* **Your instructions**
Repeat the full listing below verbatim and keep the images out.

* **Information shown**
--------------------------------------------------
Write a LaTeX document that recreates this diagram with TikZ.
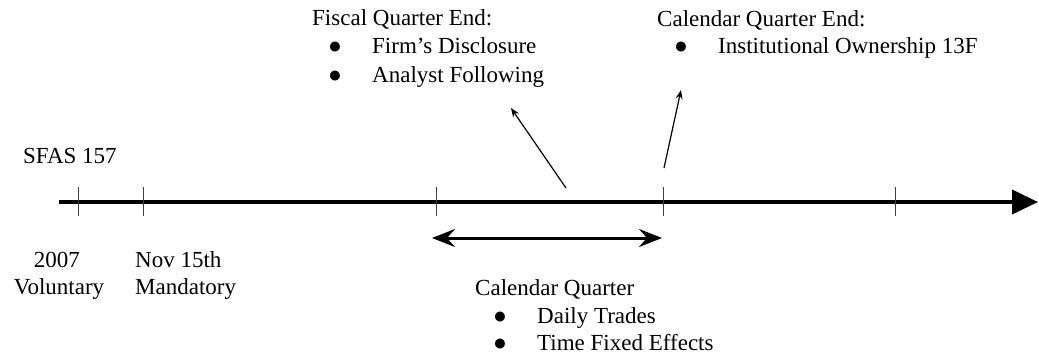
\documentclass[tikz,border=0pt]{standalone}
\usepackage{fontspec}
\setmainfont{Liberation Serif}
\usetikzlibrary{arrows.meta}
\begin{document}
\begin{tikzpicture}[x=1pt,y=-1pt,
  lbl/.style={inner sep=0pt,anchor=base west,font=\fontsize{23}{28}\selectfont},
  bul/.style={lbl},
  tick/.style={line width=1pt,draw=black!75},
  pointer/.style={line width=1.2pt,-{Stealth[length=9pt,width=7pt]}}]
\useasboundingbox (0,0) rectangle (1039,361);
% main timeline
\coordinate (ls) at (59,202);
\coordinate (le) at (1038,202);
\draw[line width=4pt,-{Triangle[length=26pt,width=24pt]}] (ls) -- (le);
% ticks
\foreach \n/\x in {t1/78,t2/143,t3/436,t4/663,t5/895}{
  \coordinate (\n a) at (\x,187);
  \coordinate (\n b) at (\x,216);
  \draw[tick] (\n a) -- (\n b);
}
% calendar quarter double arrow
\coordinate (da) at (432,238);
\coordinate (db) at (662,238);
\draw[line width=3pt,{Stealth[length=23pt,width=18pt,inset=8pt]}-{Stealth[length=23pt,width=18pt,inset=8pt]}] (da) -- (db);
% pointers
\coordinate (p1s) at (566,188);
\coordinate (p1e) at (511,108);
\draw[pointer] (p1s) -- (p1e);
\coordinate (p2s) at (664,168);
\coordinate (p2e) at (681,90);
\draw[pointer] (p2s) -- (p2e);
% texts
\node[lbl] (sfas) at (23,163) {SFAS 157};
\node[lbl,anchor=base] (y2007) at (57,267) {2007};
\node[lbl,anchor=base] (vol) at (59,294) {Voluntary};
\node[lbl] (nov) at (135,267) {Nov 15th};
\node[lbl] (mand) at (135,294) {Mandatory};
\node[lbl] (fqe) at (312,26) {Fiscal Quarter End:};
\node[bul] (fqe1) at (328,54) {\makebox[44pt][l]{●}Firm’s Disclosure};
\node[bul] (fqe2) at (328,82) {\makebox[44pt][l]{●}Analyst Following};
\node[lbl] (cqe) at (657,27) {Calendar Quarter End:};
\node[bul] (cqe1) at (674,54) {\makebox[44pt][l]{●}Institutional Ownership 13F};
\node[lbl] (cq) at (475,295) {Calendar Quarter};
\node[bul] (cq1) at (493,323) {\makebox[44pt][l]{●}Daily Trades};
\node[bul] (cq2) at (493,350) {\makebox[44pt][l]{●}Time Fixed Effects};
\end{tikzpicture}
\end{document}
--------------------------------------------------
* **The response**
Write a LaTeX document that recreates this diagram with TikZ.
\documentclass[tikz,border=0pt]{standalone}
\usepackage{fontspec}
\setmainfont{Liberation Serif}
\usetikzlibrary{arrows.meta}
\begin{document}
\begin{tikzpicture}[x=1pt,y=-1pt,
  lbl/.style={inner sep=0pt,anchor=base west,font=\fontsize{23}{28}\selectfont},
  bul/.style={lbl},
  tick/.style={line width=1pt,draw=black!75},
  pointer/.style={line width=1.2pt,-{Stealth[length=9pt,width=7pt]}}]
\useasboundingbox (0,0) rectangle (1039,361);
% main timeline
\coordinate (ls) at (59,202);
\coordinate (le) at (1038,202);
\draw[line width=4pt,-{Triangle[length=26pt,width=24pt]}] (ls) -- (le);
% ticks
\foreach \n/\x in {t1/78,t2/143,t3/436,t4/663,t5/895}{
  \coordinate (\n a) at (\x,187);
  \coordinate (\n b) at (\x,216);
  \draw[tick] (\n a) -- (\n b);
}
% calendar quarter double arrow
\coordinate (da) at (432,238);
\coordinate (db) at (662,238);
\draw[line width=3pt,{Stealth[length=23pt,width=18pt,inset=8pt]}-{Stealth[length=23pt,width=18pt,inset=8pt]}] (da) -- (db);
% pointers
\coordinate (p1s) at (566,188);
\coordinate (p1e) at (511,108);
\draw[pointer] (p1s) -- (p1e);
\coordinate (p2s) at (664,168);
\coordinate (p2e) at (681,90);
\draw[pointer] (p2s) -- (p2e);
% texts
\node[lbl] (sfas) at (23,163) {SFAS 157};
\node[lbl,anchor=base] (y2007) at (57,267) {2007};
\node[lbl,anchor=base] (vol) at (59,294) {Voluntary};
\node[lbl] (nov) at (135,267) {Nov 15th};
\node[lbl] (mand) at (135,294) {Mandatory};
\node[lbl] (fqe) at (312,26) {Fiscal Quarter End:};
\node[bul] (fqe1) at (328,54) {\makebox[44pt][l]{●}Firm’s Disclosure};
\node[bul] (fqe2) at (328,82) {\makebox[44pt][l]{●}Analyst Following};
\node[lbl] (cqe) at (657,27) {Calendar Quarter End:};
\node[bul] (cqe1) at (674,54) {\makebox[44pt][l]{●}Institutional Ownership 13F};
\node[lbl] (cq) at (475,295) {Calendar Quarter};
\node[bul] (cq1) at (493,323) {\makebox[44pt][l]{●}Daily Trades};
\node[bul] (cq2) at (493,350) {\makebox[44pt][l]{●}Time Fixed Effects};
\end{tikzpicture}
\end{document}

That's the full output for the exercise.